■ AVAILABLE DATA
--- Begin ---
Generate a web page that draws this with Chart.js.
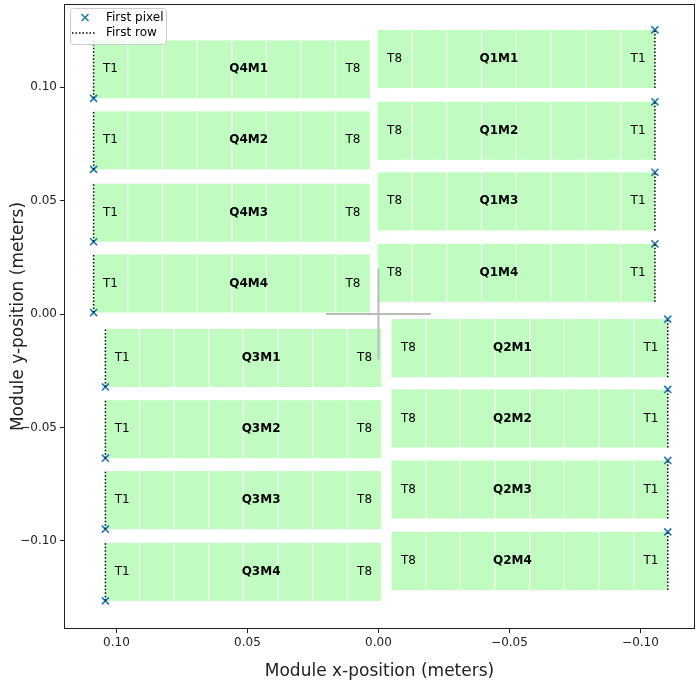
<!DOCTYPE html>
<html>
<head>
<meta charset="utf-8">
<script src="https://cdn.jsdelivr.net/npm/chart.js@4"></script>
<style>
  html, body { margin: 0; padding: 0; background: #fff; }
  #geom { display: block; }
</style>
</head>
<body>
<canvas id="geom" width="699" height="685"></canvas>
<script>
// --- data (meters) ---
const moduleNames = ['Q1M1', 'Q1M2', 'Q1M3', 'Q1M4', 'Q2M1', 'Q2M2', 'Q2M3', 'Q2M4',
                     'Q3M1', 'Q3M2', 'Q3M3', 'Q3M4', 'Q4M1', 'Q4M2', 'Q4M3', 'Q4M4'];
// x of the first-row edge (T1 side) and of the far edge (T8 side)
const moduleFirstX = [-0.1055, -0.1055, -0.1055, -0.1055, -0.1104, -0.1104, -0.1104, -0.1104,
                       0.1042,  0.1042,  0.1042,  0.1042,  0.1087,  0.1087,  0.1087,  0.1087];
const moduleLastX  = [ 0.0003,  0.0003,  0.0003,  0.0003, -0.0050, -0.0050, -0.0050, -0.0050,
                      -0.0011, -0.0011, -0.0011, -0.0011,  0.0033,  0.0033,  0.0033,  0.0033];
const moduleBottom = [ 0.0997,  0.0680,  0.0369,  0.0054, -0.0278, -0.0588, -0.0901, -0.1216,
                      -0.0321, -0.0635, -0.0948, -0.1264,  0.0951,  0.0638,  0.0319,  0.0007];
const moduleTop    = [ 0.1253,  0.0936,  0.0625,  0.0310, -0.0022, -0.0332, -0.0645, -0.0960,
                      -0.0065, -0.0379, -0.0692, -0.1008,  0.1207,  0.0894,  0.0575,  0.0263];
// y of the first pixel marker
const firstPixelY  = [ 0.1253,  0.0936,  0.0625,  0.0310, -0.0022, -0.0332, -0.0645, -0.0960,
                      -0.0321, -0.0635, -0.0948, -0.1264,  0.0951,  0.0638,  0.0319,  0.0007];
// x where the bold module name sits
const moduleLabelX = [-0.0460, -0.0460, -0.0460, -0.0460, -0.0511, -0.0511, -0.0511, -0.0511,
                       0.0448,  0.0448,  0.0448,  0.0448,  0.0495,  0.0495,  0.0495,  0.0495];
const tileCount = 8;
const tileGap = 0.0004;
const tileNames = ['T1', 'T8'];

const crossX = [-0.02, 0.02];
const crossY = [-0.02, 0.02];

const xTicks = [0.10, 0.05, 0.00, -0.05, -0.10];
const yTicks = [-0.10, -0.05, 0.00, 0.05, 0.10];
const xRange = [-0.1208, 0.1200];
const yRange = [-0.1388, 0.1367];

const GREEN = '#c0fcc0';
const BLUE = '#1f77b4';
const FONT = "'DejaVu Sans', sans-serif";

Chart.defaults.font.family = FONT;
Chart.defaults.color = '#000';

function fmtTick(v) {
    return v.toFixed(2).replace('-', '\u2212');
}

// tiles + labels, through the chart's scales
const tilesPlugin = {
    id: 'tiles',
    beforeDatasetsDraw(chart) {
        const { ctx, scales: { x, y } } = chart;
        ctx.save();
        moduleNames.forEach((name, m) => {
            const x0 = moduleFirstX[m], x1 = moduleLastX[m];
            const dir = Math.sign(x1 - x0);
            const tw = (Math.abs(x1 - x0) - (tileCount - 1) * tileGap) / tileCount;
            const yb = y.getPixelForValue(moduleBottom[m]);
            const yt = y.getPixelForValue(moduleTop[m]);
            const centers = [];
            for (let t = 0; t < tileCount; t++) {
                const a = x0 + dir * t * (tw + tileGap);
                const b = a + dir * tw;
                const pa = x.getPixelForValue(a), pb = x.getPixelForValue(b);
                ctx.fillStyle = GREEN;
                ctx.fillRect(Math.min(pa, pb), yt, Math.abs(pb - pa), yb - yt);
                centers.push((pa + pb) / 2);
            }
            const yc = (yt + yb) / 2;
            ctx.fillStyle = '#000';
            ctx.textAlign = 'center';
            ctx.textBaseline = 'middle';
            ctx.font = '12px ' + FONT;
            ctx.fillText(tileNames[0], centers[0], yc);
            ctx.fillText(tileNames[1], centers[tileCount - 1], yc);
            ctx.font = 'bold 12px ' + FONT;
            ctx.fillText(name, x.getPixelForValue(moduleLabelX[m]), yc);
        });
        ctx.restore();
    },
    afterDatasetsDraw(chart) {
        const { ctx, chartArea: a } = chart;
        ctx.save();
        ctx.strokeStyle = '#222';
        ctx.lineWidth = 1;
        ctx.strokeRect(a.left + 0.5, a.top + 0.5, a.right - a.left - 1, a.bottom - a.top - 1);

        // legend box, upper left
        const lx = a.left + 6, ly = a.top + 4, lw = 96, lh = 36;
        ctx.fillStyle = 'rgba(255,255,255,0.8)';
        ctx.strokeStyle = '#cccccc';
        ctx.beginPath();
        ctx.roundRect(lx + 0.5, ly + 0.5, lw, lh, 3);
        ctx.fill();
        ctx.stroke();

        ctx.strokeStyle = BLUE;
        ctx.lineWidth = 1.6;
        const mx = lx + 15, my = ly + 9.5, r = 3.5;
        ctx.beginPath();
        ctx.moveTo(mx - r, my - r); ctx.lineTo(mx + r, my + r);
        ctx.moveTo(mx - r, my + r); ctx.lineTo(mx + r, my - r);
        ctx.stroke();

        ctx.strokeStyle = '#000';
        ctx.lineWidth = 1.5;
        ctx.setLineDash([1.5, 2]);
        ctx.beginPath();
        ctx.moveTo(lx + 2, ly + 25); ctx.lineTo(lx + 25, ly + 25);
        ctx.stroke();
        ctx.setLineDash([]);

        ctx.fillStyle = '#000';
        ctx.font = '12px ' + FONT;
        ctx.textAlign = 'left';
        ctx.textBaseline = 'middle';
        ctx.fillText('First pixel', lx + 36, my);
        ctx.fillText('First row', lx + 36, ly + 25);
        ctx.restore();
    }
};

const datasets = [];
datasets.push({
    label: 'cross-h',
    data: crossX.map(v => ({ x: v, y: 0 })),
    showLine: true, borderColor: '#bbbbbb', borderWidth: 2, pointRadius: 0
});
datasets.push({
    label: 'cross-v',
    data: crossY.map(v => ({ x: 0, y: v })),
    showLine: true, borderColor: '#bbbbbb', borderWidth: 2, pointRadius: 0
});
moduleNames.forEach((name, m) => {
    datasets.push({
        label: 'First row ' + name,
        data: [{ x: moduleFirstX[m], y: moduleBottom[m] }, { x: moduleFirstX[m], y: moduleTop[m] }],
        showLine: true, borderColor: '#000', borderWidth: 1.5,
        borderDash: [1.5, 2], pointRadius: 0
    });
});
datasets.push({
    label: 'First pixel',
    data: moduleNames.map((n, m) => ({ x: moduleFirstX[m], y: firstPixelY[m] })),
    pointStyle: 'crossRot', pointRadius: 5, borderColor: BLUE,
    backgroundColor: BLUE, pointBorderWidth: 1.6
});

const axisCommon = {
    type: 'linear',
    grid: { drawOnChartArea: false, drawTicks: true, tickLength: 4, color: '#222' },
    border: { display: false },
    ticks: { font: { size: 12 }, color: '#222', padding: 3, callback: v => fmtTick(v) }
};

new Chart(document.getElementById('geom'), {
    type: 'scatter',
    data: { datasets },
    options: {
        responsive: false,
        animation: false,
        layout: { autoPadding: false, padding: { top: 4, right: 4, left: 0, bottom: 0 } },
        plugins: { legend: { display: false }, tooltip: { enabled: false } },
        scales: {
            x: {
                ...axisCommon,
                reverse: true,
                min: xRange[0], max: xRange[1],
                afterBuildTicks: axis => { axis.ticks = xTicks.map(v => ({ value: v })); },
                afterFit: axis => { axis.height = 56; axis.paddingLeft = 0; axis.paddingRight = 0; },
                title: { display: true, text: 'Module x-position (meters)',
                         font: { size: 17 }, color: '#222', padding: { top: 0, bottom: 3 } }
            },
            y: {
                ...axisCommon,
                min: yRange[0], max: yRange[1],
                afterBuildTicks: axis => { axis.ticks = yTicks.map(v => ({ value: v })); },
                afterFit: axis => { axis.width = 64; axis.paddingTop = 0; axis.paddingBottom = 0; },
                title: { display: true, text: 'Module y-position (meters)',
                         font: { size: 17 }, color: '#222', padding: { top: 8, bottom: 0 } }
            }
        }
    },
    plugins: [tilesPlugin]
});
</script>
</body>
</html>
--- End ---
--- Begin ---
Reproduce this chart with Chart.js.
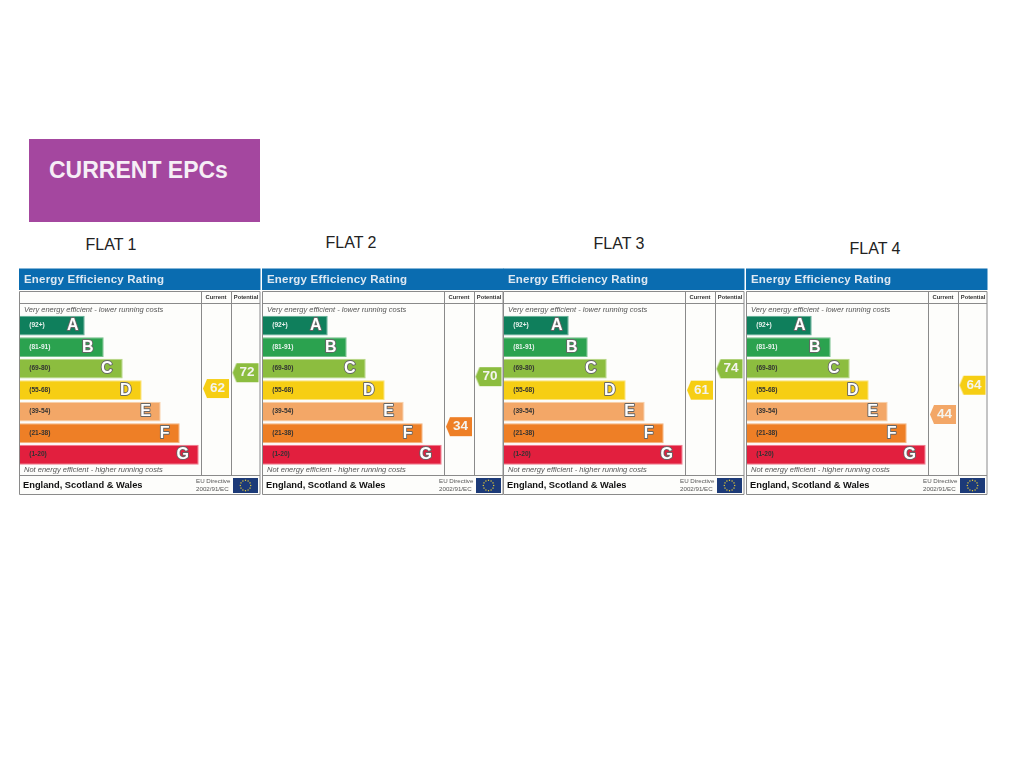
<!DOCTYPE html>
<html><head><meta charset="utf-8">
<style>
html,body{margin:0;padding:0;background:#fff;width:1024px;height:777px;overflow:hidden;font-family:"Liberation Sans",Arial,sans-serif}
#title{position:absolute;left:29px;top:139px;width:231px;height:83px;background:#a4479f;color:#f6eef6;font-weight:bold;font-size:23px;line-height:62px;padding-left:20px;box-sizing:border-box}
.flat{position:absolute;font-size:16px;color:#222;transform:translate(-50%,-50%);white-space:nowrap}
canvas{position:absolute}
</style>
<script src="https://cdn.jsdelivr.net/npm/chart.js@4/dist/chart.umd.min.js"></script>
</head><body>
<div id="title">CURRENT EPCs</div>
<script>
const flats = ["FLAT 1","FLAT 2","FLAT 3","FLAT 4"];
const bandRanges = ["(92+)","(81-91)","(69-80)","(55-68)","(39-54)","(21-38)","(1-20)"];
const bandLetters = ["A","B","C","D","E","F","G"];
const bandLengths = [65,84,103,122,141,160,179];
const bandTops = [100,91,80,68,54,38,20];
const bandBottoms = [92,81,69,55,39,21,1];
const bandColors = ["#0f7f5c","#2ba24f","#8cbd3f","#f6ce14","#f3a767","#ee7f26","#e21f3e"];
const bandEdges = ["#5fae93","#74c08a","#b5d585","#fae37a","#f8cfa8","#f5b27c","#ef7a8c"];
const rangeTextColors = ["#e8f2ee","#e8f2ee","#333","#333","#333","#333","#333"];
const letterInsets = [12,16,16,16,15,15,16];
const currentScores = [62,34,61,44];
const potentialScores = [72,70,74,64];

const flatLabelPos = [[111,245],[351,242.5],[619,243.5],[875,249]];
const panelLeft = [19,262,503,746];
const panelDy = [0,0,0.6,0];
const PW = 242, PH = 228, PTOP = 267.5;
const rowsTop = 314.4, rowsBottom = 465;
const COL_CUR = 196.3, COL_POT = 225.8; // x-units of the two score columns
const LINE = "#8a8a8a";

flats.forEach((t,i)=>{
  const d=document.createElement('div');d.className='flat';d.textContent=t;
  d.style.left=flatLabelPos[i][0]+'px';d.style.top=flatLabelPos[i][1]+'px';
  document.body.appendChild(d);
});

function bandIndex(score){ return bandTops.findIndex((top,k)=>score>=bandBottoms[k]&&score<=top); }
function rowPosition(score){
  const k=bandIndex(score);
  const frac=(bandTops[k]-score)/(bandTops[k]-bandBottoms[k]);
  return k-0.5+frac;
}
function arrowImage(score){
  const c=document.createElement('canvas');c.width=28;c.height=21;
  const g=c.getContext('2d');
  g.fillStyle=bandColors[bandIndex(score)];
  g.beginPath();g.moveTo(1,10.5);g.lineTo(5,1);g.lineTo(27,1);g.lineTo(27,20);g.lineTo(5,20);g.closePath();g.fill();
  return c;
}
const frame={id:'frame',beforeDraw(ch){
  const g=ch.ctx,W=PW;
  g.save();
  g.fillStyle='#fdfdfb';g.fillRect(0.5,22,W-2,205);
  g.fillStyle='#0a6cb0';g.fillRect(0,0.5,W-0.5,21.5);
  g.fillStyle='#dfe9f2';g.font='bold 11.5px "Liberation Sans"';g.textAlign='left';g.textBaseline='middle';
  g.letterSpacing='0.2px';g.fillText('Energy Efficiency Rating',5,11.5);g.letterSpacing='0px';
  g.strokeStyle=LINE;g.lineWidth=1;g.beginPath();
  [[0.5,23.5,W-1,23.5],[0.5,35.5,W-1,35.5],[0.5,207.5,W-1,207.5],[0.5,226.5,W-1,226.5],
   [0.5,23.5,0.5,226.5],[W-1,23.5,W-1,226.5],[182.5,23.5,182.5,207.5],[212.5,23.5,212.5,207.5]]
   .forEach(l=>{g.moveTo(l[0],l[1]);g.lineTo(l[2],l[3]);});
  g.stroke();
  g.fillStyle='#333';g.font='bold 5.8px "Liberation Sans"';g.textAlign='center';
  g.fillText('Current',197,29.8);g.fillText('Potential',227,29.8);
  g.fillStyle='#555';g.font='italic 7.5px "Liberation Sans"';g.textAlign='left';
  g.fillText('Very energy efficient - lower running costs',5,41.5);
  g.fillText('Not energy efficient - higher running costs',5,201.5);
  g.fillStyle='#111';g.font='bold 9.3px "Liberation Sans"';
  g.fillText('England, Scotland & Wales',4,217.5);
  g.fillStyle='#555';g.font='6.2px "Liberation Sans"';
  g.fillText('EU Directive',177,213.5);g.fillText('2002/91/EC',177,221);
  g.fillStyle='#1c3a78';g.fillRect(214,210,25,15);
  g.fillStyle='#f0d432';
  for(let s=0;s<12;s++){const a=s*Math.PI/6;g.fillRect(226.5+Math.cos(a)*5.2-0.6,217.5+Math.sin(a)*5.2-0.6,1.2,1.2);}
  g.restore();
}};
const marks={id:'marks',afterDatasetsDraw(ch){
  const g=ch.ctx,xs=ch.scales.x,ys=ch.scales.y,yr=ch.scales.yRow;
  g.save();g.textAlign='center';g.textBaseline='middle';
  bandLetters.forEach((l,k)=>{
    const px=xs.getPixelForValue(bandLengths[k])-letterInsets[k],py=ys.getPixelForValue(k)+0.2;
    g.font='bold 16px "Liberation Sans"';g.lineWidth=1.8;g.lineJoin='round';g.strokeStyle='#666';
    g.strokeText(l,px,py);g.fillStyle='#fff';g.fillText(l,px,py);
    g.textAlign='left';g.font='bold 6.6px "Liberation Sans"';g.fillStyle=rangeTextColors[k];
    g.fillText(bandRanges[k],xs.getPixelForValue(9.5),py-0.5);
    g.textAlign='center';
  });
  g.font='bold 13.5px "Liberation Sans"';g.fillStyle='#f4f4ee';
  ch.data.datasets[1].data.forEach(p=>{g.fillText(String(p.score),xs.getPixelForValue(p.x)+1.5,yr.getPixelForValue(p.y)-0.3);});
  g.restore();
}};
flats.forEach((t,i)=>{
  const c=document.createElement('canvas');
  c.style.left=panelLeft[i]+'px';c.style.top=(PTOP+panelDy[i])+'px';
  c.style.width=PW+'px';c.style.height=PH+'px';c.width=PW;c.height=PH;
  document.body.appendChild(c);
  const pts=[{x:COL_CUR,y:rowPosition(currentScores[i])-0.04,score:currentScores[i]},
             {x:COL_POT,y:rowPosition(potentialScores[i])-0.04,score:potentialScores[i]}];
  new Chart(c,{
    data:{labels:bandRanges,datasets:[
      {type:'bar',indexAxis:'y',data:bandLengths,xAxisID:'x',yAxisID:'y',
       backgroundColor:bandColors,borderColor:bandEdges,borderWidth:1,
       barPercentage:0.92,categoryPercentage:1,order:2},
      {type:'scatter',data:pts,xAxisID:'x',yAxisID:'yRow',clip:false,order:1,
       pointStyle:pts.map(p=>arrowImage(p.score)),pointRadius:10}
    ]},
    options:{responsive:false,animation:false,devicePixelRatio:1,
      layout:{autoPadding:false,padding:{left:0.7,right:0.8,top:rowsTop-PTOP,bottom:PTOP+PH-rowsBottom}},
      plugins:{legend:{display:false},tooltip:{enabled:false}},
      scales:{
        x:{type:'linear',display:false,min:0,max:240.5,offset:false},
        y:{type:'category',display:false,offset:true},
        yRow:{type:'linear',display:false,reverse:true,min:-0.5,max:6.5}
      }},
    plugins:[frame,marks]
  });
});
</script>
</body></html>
--- End ---
■ WHAT IS NEEDED
From the entries above, pull out each line that includes "this".

■ EXPECTED ANSWER
Generate a web page that draws this with Chart.js.
Reproduce this chart with Chart.js.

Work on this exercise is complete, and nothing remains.